━━ Material for this exercise ━━

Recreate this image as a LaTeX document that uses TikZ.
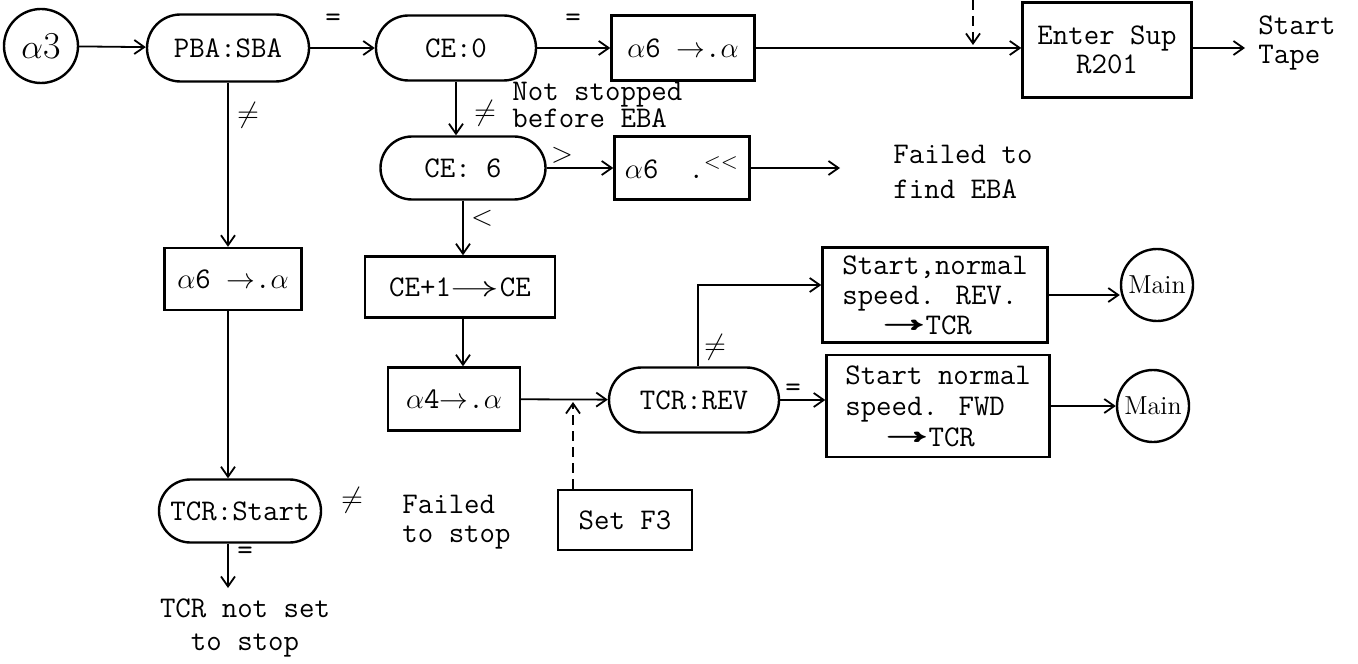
\documentclass[tikz,border=0pt]{standalone}
\usepackage{fontspec}
\usepackage{graphicx}
\usetikzlibrary{arrows.meta,shapes.misc,calc}
\newcommand{\lra}{\scalebox{1.7}[1]{$\rightarrow$}}
\newcommand{\lrt}{\scalebox{2.8}[1]{\textrightarrow}}
\begin{document}
\begin{tikzpicture}[x=0.5pt,y=-0.5pt,
  every node/.style={font=\ttfamily\fontsize{15}{14.5}\selectfont},
  box/.style={draw, line width=1.2pt, inner sep=2pt, align=center},
  term/.style={draw, rounded rectangle, line width=1.2pt, inner sep=2pt},
  circ/.style={draw, circle, line width=1.2pt, inner sep=0pt},
  lab/.style={inner sep=0pt},
  txt/.style={inner sep=0pt},
  arr/.style={line width=0.9pt, -{Straight Barb[length=5pt,width=7pt]}},
  dsh/.style={arr, dash pattern=on 5pt off 3pt}]
\useasboundingbox (0,0) rectangle (1358,663);

% nodes
\node[circ, minimum size=37pt, font=\rmfamily\fontsize{19}{19}\selectfont] (a3) at (41,46) {$\alpha$3};
\node[term, minimum width=85pt, minimum height=33.5pt] (pba) at (228,48) {PBA:SBA};
\node[term, minimum width=84pt, minimum height=32.5pt] (ce0) at (456,48) {CE:0};
\node[box, minimum width=71.5pt, minimum height=32.5pt] (a6t) at (683,48) {$\alpha$6 $\rightarrow$.$\alpha$};
\node[box, minimum width=84.5pt, minimum height=47.5pt] (ent) at (1107,50) {Enter Sup\\R201};
\node[txt, anchor=west, align=left] (tape) at (1258,43) {Start\\Tape};
\coordinate (tapein) at (1245,48);

\node[term, minimum width=86.5pt, minimum height=31.5pt] (ce6) at (463,168) {CE: 6};
\node[box, minimum width=67.5pt, minimum height=31.5pt] (a6m) at (682,168) {$\alpha$6\quad.$^{<<}$};
\coordinate (eba) at (840,168);
\node[txt, anchor=west, align=left, font=\ttfamily\fontsize{15}{17.5}\selectfont] (feba) at (893,172) {Failed to\\find EBA};
\node[txt, anchor=west, align=left, font=\ttfamily\fontsize{15}{12.5}\selectfont] (nstop) at (512,105) {Not stopped\\before EBA};

\node[box, minimum width=68.5pt, minimum height=31pt] (a6l) at (233,279) {$\alpha$6 $\rightarrow$.$\alpha$};
\node[term, minimum width=85pt, minimum height=31.5pt] (tst) at (240,511) {TCR:Start};
\node[txt, align=center, font=\ttfamily\fontsize{15}{16.5}\selectfont] (nset) at (245,628) {TCR not set\\to stop};
\coordinate (nsetin) at (228,588);

\node[box, minimum width=95pt, minimum height=30.5pt] (cep) at (460,287) {CE+1\lra CE};
\node[box, minimum width=66pt, minimum height=31.5pt] (a4) at (454,399) {$\alpha$4$\rightarrow$.$\alpha$};
\node[term, minimum width=89pt, minimum height=32.5pt] (rev) at (694,400) {TCR:REV};
\node[box, minimum width=67pt, minimum height=30pt] (f3) at (625,520) {Set F3};
\node[txt, anchor=west, align=left] (fstop) at (402,522) {Failed\\to stop};
\coordinate (j3) at (573,402);
\coordinate (kk) at (698,285);

\node[box, minimum width=112.5pt, minimum height=47.5pt, align=left, font=\ttfamily\fontsize{15}{15}\selectfont] (srev) at (935,295) {Start,normal\\speed. REV.\\\hspace*{20pt}\lrt TCR};
\node[box, minimum width=111.5pt, minimum height=51pt, align=left, font=\ttfamily\fontsize{15}{15.5}\selectfont] (sfwd) at (938,406) {Start normal\\speed. FWD\\\hspace*{20pt}\lrt TCR};
\node[circ, minimum size=36pt, font=\rmfamily\fontsize{13}{13}\selectfont] (m1) at (1157,285) {Main};
\node[circ, minimum size=36pt, font=\rmfamily\fontsize{13}{13}\selectfont] (m2) at (1153,406) {Main};

% labels
\node[lab] (eq1) at (333,20) {=};
\node[lab] (eq2) at (573,20) {=};
\node[lab] (ne1) at (248,115) {$\neq$};
\node[lab] (ne2) at (485,113) {$\neq$};
\node[lab] (gt) at (562,155) {$>$};
\node[lab] (lt) at (482,218) {$<$};
\node[lab] (ne3) at (715,347) {$\neq$};
\node[lab] (eq3) at (793,390) {=};
\node[lab] (ne4) at (352,500) {$\neq$};
\node[lab] (eq4) at (245,553) {=};

% connectors
\coordinate (dtop) at (973,0);
\coordinate (dbot) at (973,45);
\draw[arr] (a3) -- (pba);
\draw[arr] (pba) -- (ce0);
\draw[arr] (ce0) -- (a6t);
\draw[arr] (a6t.east) -- (a6t.east -| ent.west);
\draw[dsh] (dtop) -- (dbot);
\draw[arr] (ent.east |- tapein) -- (tapein);
\draw[arr] (pba.south) -- (pba.south |- a6l.north);
\draw[arr] (pba.south |- a6l.south) -- (pba.south |- tst.north);
\draw[arr] (tst.south -| nsetin) -- (nsetin);
\draw[arr] (ce0.south) -- (ce0.south |- ce6.north);
\draw[arr] (ce6) -- (a6m);
\draw[arr] (a6m.east) -- (eba);
\draw[arr] (ce6.south) -- (ce6.south |- cep.north);
\draw[arr] (ce6.south |- cep.south) -- (ce6.south |- a4.north);
\draw[arr] (a4) -- (rev);
\draw[dsh] (f3.north -| j3) -- (j3);
\draw[arr] (rev.north -| kk) -- (kk) -- (kk -| srev.west);
\draw[arr] (rev.east) -- (rev.east -| sfwd.west);
\draw[arr] (srev.east) -- (srev.east -| m1.west);
\draw[arr] (sfwd.east) -- (sfwd.east -| m2.west);
\end{tikzpicture}
\end{document}
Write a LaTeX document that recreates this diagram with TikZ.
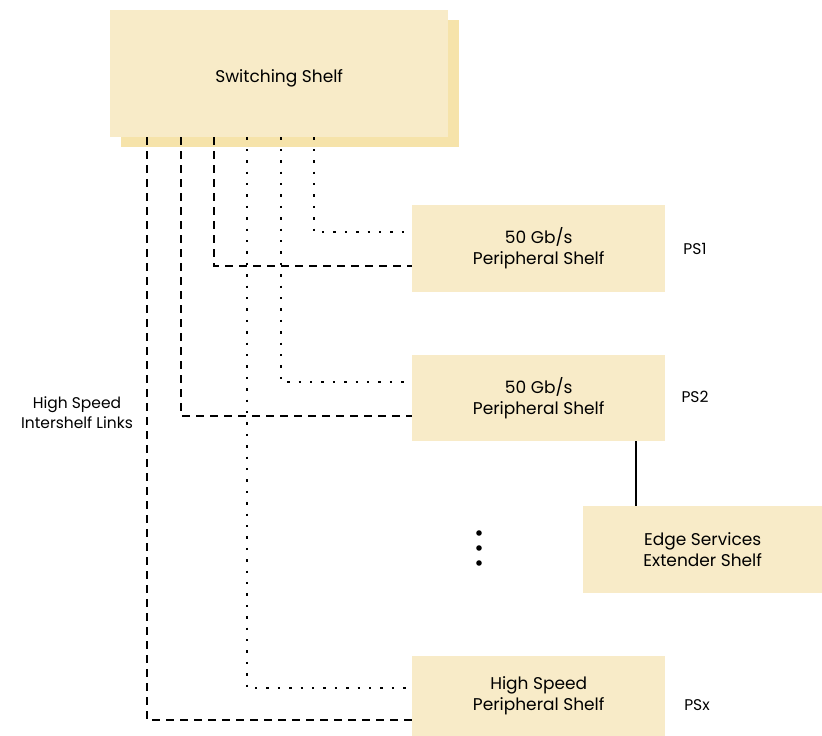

━━━

◆ Problem statement
Repeat the material above in full and exactly, omitting the pictures.

◆ Answer to this problem
Recreate this image as a LaTeX document that uses TikZ.
\documentclass[tikz,border=0pt]{standalone}
\usepackage{fontspec}
\usepackage{graphicx}
\usetikzlibrary{arrows.meta,shapes.misc,calc}
\newcommand{\lra}{\scalebox{1.7}[1]{$\rightarrow$}}
\newcommand{\lrt}{\scalebox{2.8}[1]{\textrightarrow}}
\begin{document}
\begin{tikzpicture}[x=0.5pt,y=-0.5pt,
  every node/.style={font=\ttfamily\fontsize{15}{14.5}\selectfont},
  box/.style={draw, line width=1.2pt, inner sep=2pt, align=center},
  term/.style={draw, rounded rectangle, line width=1.2pt, inner sep=2pt},
  circ/.style={draw, circle, line width=1.2pt, inner sep=0pt},
  lab/.style={inner sep=0pt},
  txt/.style={inner sep=0pt},
  arr/.style={line width=0.9pt, -{Straight Barb[length=5pt,width=7pt]}},
  dsh/.style={arr, dash pattern=on 5pt off 3pt}]
\useasboundingbox (0,0) rectangle (1358,663);

% nodes
\node[circ, minimum size=37pt, font=\rmfamily\fontsize{19}{19}\selectfont] (a3) at (41,46) {$\alpha$3};
\node[term, minimum width=85pt, minimum height=33.5pt] (pba) at (228,48) {PBA:SBA};
\node[term, minimum width=84pt, minimum height=32.5pt] (ce0) at (456,48) {CE:0};
\node[box, minimum width=71.5pt, minimum height=32.5pt] (a6t) at (683,48) {$\alpha$6 $\rightarrow$.$\alpha$};
\node[box, minimum width=84.5pt, minimum height=47.5pt] (ent) at (1107,50) {Enter Sup\\R201};
\node[txt, anchor=west, align=left] (tape) at (1258,43) {Start\\Tape};
\coordinate (tapein) at (1245,48);

\node[term, minimum width=86.5pt, minimum height=31.5pt] (ce6) at (463,168) {CE: 6};
\node[box, minimum width=67.5pt, minimum height=31.5pt] (a6m) at (682,168) {$\alpha$6\quad.$^{<<}$};
\coordinate (eba) at (840,168);
\node[txt, anchor=west, align=left, font=\ttfamily\fontsize{15}{17.5}\selectfont] (feba) at (893,172) {Failed to\\find EBA};
\node[txt, anchor=west, align=left, font=\ttfamily\fontsize{15}{12.5}\selectfont] (nstop) at (512,105) {Not stopped\\before EBA};

\node[box, minimum width=68.5pt, minimum height=31pt] (a6l) at (233,279) {$\alpha$6 $\rightarrow$.$\alpha$};
\node[term, minimum width=85pt, minimum height=31.5pt] (tst) at (240,511) {TCR:Start};
\node[txt, align=center, font=\ttfamily\fontsize{15}{16.5}\selectfont] (nset) at (245,628) {TCR not set\\to stop};
\coordinate (nsetin) at (228,588);

\node[box, minimum width=95pt, minimum height=30.5pt] (cep) at (460,287) {CE+1\lra CE};
\node[box, minimum width=66pt, minimum height=31.5pt] (a4) at (454,399) {$\alpha$4$\rightarrow$.$\alpha$};
\node[term, minimum width=89pt, minimum height=32.5pt] (rev) at (694,400) {TCR:REV};
\node[box, minimum width=67pt, minimum height=30pt] (f3) at (625,520) {Set F3};
\node[txt, anchor=west, align=left] (fstop) at (402,522) {Failed\\to stop};
\coordinate (j3) at (573,402);
\coordinate (kk) at (698,285);

\node[box, minimum width=112.5pt, minimum height=47.5pt, align=left, font=\ttfamily\fontsize{15}{15}\selectfont] (srev) at (935,295) {Start,normal\\speed. REV.\\\hspace*{20pt}\lrt TCR};
\node[box, minimum width=111.5pt, minimum height=51pt, align=left, font=\ttfamily\fontsize{15}{15.5}\selectfont] (sfwd) at (938,406) {Start normal\\speed. FWD\\\hspace*{20pt}\lrt TCR};
\node[circ, minimum size=36pt, font=\rmfamily\fontsize{13}{13}\selectfont] (m1) at (1157,285) {Main};
\node[circ, minimum size=36pt, font=\rmfamily\fontsize{13}{13}\selectfont] (m2) at (1153,406) {Main};

% labels
\node[lab] (eq1) at (333,20) {=};
\node[lab] (eq2) at (573,20) {=};
\node[lab] (ne1) at (248,115) {$\neq$};
\node[lab] (ne2) at (485,113) {$\neq$};
\node[lab] (gt) at (562,155) {$>$};
\node[lab] (lt) at (482,218) {$<$};
\node[lab] (ne3) at (715,347) {$\neq$};
\node[lab] (eq3) at (793,390) {=};
\node[lab] (ne4) at (352,500) {$\neq$};
\node[lab] (eq4) at (245,553) {=};

% connectors
\coordinate (dtop) at (973,0);
\coordinate (dbot) at (973,45);
\draw[arr] (a3) -- (pba);
\draw[arr] (pba) -- (ce0);
\draw[arr] (ce0) -- (a6t);
\draw[arr] (a6t.east) -- (a6t.east -| ent.west);
\draw[dsh] (dtop) -- (dbot);
\draw[arr] (ent.east |- tapein) -- (tapein);
\draw[arr] (pba.south) -- (pba.south |- a6l.north);
\draw[arr] (pba.south |- a6l.south) -- (pba.south |- tst.north);
\draw[arr] (tst.south -| nsetin) -- (nsetin);
\draw[arr] (ce0.south) -- (ce0.south |- ce6.north);
\draw[arr] (ce6) -- (a6m);
\draw[arr] (a6m.east) -- (eba);
\draw[arr] (ce6.south) -- (ce6.south |- cep.north);
\draw[arr] (ce6.south |- cep.south) -- (ce6.south |- a4.north);
\draw[arr] (a4) -- (rev);
\draw[dsh] (f3.north -| j3) -- (j3);
\draw[arr] (rev.north -| kk) -- (kk) -- (kk -| srev.west);
\draw[arr] (rev.east) -- (rev.east -| sfwd.west);
\draw[arr] (srev.east) -- (srev.east -| m1.west);
\draw[arr] (sfwd.east) -- (sfwd.east -| m2.west);
\end{tikzpicture}
\end{document}
Write a LaTeX document that recreates this diagram with TikZ.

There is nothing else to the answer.